Small bumps on the lips can have many causes, from mild to serious. In some cases, they may simply be acne brought about by hormonal imbalance or poor skin health. In other cases, they can indicate an underlying condition. When bumps appear on your lips, you should note their size and other general characteristics to help determine the cause, and seek the advice of your doctor to rule out a serious illness.
Colgate's World of Care website notes that cold sores are commonly caused by the HSV-1 virus, also known as herpes simplex 1 or oral herpes. These cold sores usually appear as small clusters of blisters. They can also manifest as smaller ulcers in the soft tissue of the lips and inside of the mouth. The HSV-1 virus is so common that most Americans will be infected with it by the time they reach adulthood. The primary dangers of HSV-1 lie in its complication of other conditions. This virus can cause complications if you are affected by cancer or malnutrition, and if your immune system is already compromised either by immunosuppressant or another virus, such as AIDS.
The National Cancer Institute lists several other symptoms that may accompany bumps on your lips if oral cancer is the cause. You may develop sores that do not heal, white or red patches on the gums and tongue, a swollen jaw, a change in voice and unexplained loose teeth. Tobacco use and heavy alcohol use can increase your chances of developing cancer on your lips and mouth, as can having the human papilloma virus. Men are also at higher risk of oral cancer than women. Because of the danger that cancer will spread to deeper tissue and is fatal if untreated, you should schedule regular dental checkups and have any unusual bumps examined immediately.

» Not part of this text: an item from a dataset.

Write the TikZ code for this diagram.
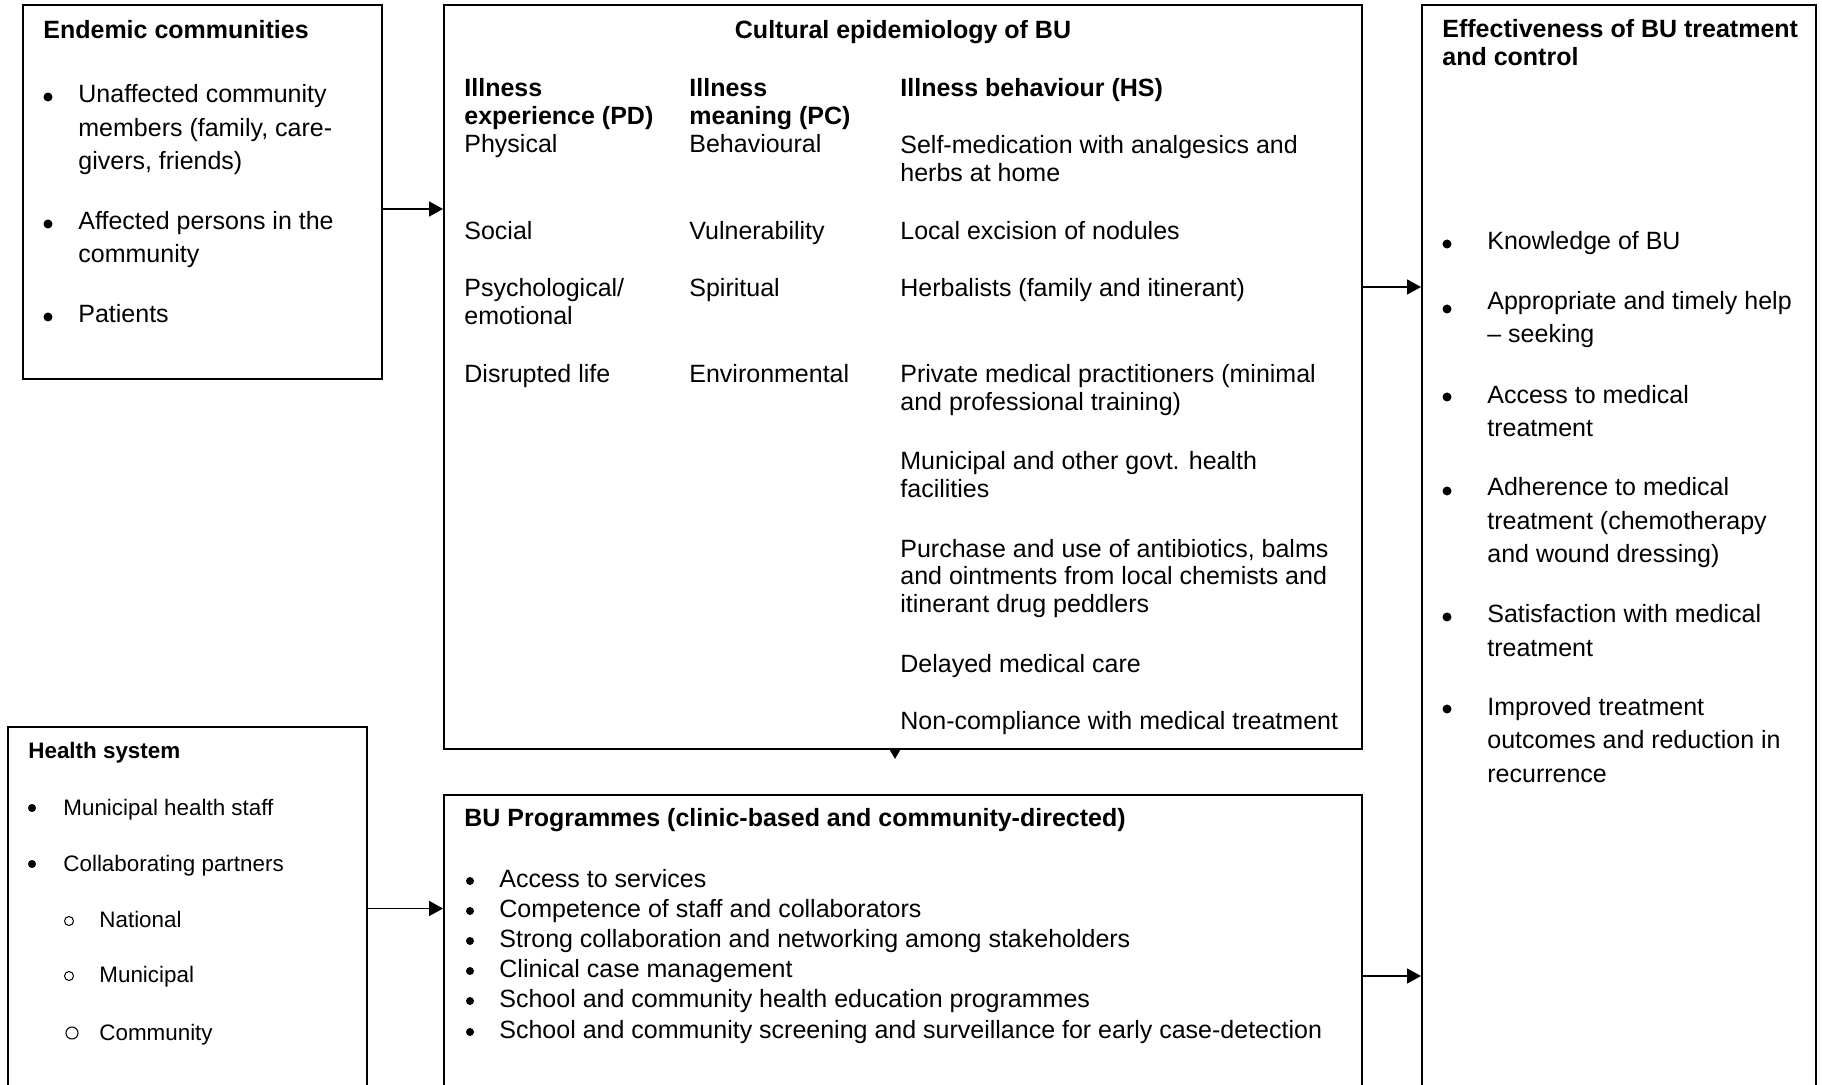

While sometimes mistaken for a sexually transmitted disease symptom, fordyce spots are harmless and are not contagious. These yellow or white-colored papules are actually variants of the sebaceous glands found in hair follices. DermNet NZ states that 80 to 90 percent of adults develop these spots on the soft tissue of their lips, inside their cheeks or on their gentials. They usually occur in groups of 50 to 100.